Chronique

Yves Budin

Visions of Miles

Yves Budin (textes et dessins), Philippe Haulet (conception graphique)

En 2003 le peintre, dessinateur et illustrateur Yves Budin monte le projet Visions of Miles, un album de dessins et de poèmes consacré à Miles Davis que la maison d’édition bruxelloise Les Carnets du Dessert de Lune ont publié en février 2007.

Ces dernières années, Budin s’est fait un nom dans le monde des illustrations autour du jazz. Ses tableaux ornent des pochettes de disques, des sites, des Unes de magazines (Jazzman n°117 d’octobre 2005)… En parallèle, il expose beaucoup à Liège, Bruxelles et dans divers festivals de jazz.

Visions of Miles est préfacé par le musicien, compositeur, chroniqueur, auteur, producteur… Marc Moulin, et par le conservateur de la désormais célèbre Maison du Jazz de Liège, Jean-Pol Schroeder. Les deux préfaces tournent évidemment autour du trompettiste et de la mise en images poétiques de sa vie. Moulin constate qu’« Yves Budin exprime à merveille cette tension jamais résolue, celle d’un artiste malgré lui et malgré tout » et Schroeder propose judicieusement d’ouvrir le livre et de se servir une Chimay bleue… « […] Écoutez de tous vos yeux ces visions of Miles »…

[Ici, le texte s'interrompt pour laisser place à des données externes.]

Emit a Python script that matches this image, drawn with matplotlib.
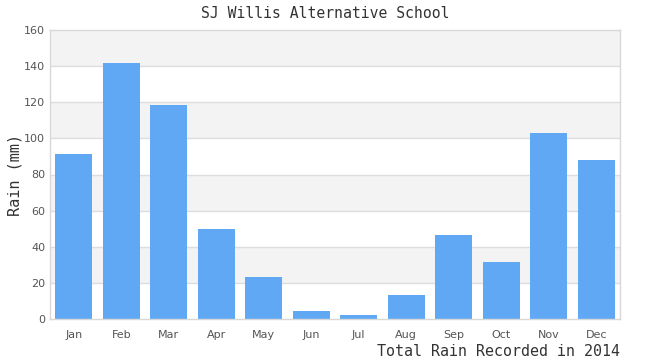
import matplotlib
matplotlib.use("Agg")
import matplotlib.pyplot as plt

months = ["Jan", "Feb", "Mar", "Apr", "May", "Jun", "Jul", "Aug", "Sep", "Oct", "Nov", "Dec"]
rain = [91.5, 141.8, 118.5, 50, 23.5, 4.5, 2.3, 13.5, 46.7, 31.7, 103, 88]
yticks = [0, 20, 40, 60, 80, 100, 120, 140, 160]

fig = plt.figure(figsize=(6.5, 3.6), dpi=100)
ax = fig.add_axes([50 / 650, 41 / 360, 570 / 650, 289 / 360])

# alternating bands
for i in range(len(yticks) - 1):
    if i % 2 == 1:
        ax.axhspan(yticks[i], yticks[i + 1], color="#f3f3f3", zorder=0, lw=0)
for t in yticks[1:-1]:
    ax.axhline(t, color="#dddddd", lw=1, zorder=1)

ax.bar(range(len(months)), rain, width=0.78, color="#60a8f4", zorder=2)

ax.set_xlim(-0.5, len(months) - 0.5)
ax.set_ylim(0, 160)
ax.set_yticks(yticks)
ax.set_xticks(range(len(months)))
ax.set_xticklabels(months)
ax.tick_params(length=0, labelsize=8, labelcolor="#555555")
ax.tick_params(axis="x", pad=8)
for s in ax.spines.values():
    s.set_color("#d8d8d8")
    s.set_linewidth(1)

mono = "DejaVu Sans Mono"
ax.set_ylabel("Rain (mm)", family=mono, fontsize=11, color="#333333", labelpad=1)
fig.text(325 / 650, 1 - 14 / 360, "SJ Willis Alternative School", family=mono,
         fontsize=10.6, color="#333333", ha="center", va="center")
fig.text(620 / 650, 1 - 352 / 360, "Total Rain Recorded in 2014", family=mono,
         fontsize=10.8, color="#333333", ha="right", va="center")

fig.savefig("out.png", dpi=100)
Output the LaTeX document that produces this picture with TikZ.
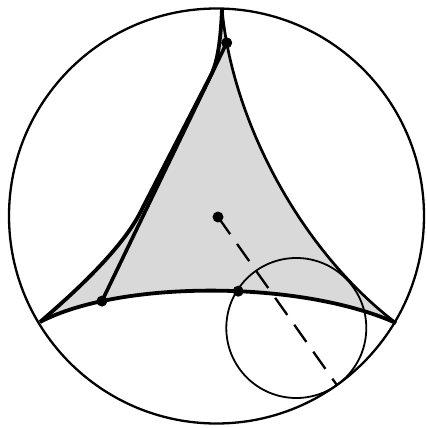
\documentclass[tikz,border=0pt]{standalone}
\usepackage{tikz}
\usetikzlibrary{calc}

\begin{document}
\begin{tikzpicture}[
    x=1pt, y=-1pt,
    % ── styles ──
    rim/.style   = {line width=2.3pt},
    tri/.style   = {fill=gray!30},
    geod/.style  = {line width=3.8pt, line join=round},
    side/.style  = {line width=2.7pt},
    chord/.style = {line width=3.6pt, line cap=round},
    horo/.style  = {line width=1.8pt},
    ray/.style   = {line width=2.3pt, dash pattern=on 21pt off 12pt},
    vdot/.style  = {circle, fill=black, inner sep=0pt, minimum size=11pt},
]
\useasboundingbox (0,0) rectangle (427,428);

% ── points
\coordinate (C)  at (216.5,216);
\coordinate (T)  at (222,9);
\coordinate (BL) at (40,322);
\coordinate (BR) at (396,323);
\coordinate (O)  at (218,217);
\coordinate (H)  at (296.3,328);
\coordinate (E)  at (336.9,385.1);

% ── shaded ideal triangle
\fill[tri] (BL) .. controls (95,275) and (126,240) .. (140,213) -- (211,75)
    .. controls (219,59) and (221,32) .. (T)
    .. controls (232,120) and (300,250) .. (BR)
    .. controls (300,280) and (120,280) .. (BL) -- cycle;

% ── horocycle at E
\draw[horo] (H) circle[radius=70pt];

% ── sides
\draw[geod] (BL) .. controls (95,275) and (126,240) .. (140,213) -- (211,75)
    .. controls (219,59) and (221,32) .. (T);
\draw[geod] (BL) .. controls (120,280) and (300,280) .. (BR)
    coordinate[pos=0.21] (P) coordinate[pos=0.565] (Q);
\draw[side] (T) .. controls (232,120) and (300,250) .. (BR)
    coordinate[pos=0.1] (R);

% ── chord and ray
\draw[chord] (P) -- (R);
\draw[ray] (O) -- (E);

% ── boundary circle
\draw[rim] (C) circle[radius=207.5pt];

% ── dots
\node[vdot] (dO) at (O) {};
\node[vdot] (dP) at (P) {};
\node[vdot] (dQ) at (Q) {};
\node[vdot] (dR) at (R) {};

\end{tikzpicture}
\end{document}
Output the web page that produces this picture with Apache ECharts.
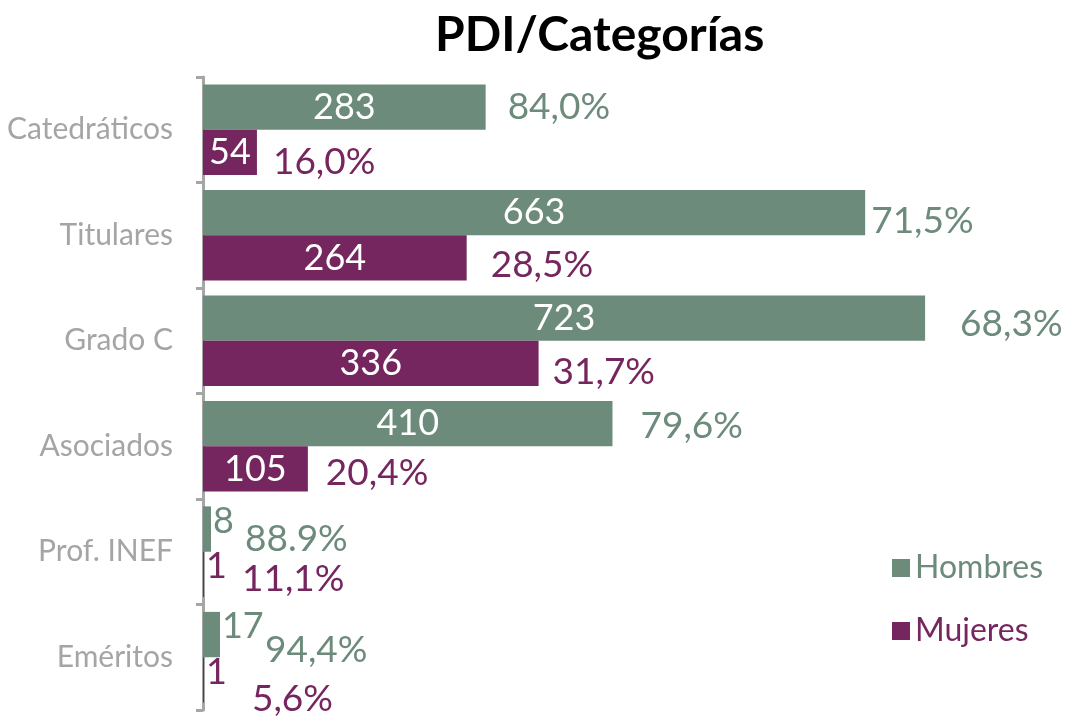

Un mot sur l’objet lui-même. L’album est au format A4 et en orientation paysage. Cette ’élégance est renforcée par la qualité du papier, Green Top et Bouffant - les spécialistes apprécieront. La typographie mélange la fonte Typewriter – style machine à écrire - pour la page de garde et certains titres, et Trixie (merci à l’éditeur pour ces précisions !).

La mise en page de Philippe Haulet est aérée : marges larges, un ou deux dessins par page. Les légendes se présentent comme autant de petits poèmes. En pied de page, en leitmotiv à côté du numéro, une vignette d’un centimètre représente une silhouette de trompettiste cambré, flanqué de son ombre. Coiffé d’un béret, il pourrait aussi bien être Dizzy Gillespie que Miles Davis.

Les textes de Budin adoptent un ton soit familier, voire vulgaire, qui évoque celui de Miles Davis - « Faut que tu piges une chose avant d’aller plus avant. Tu vois mon pote, Miles, il vient du Midwest […] » (p. 27) – soit poétique : « Vide et glauque / Homme creux / La dope est aux commandes / Toujours plus de dose » (p. 33). Les œuvres de Budin rappellent parfois Alechinsky comme le remarque judicieusement Moulin dans sa préface, et peut-être aussi Hans Hartung pour les fonds. Quant aux personnages, on retrouve l’influence d’Hugo Pratt et un va-et-vient entre silhouettes et gros plans, minimalisme et surcharge, mais avec toujours un souci évident d’esthétisme pictural.

La qualité de l’impression, le raffinement de la mise en page, les textes poétiques et les illustrations ambitieuses de Budin font de Visions of Miles un livre d’esthète d’une élégance rare.

par Bob Hatteau // Publié le 4 juin 2007
P.-S. :

Les Carnets du Dessert de Lune – 2007 – 68 pages – Prix indicatif : 24 €.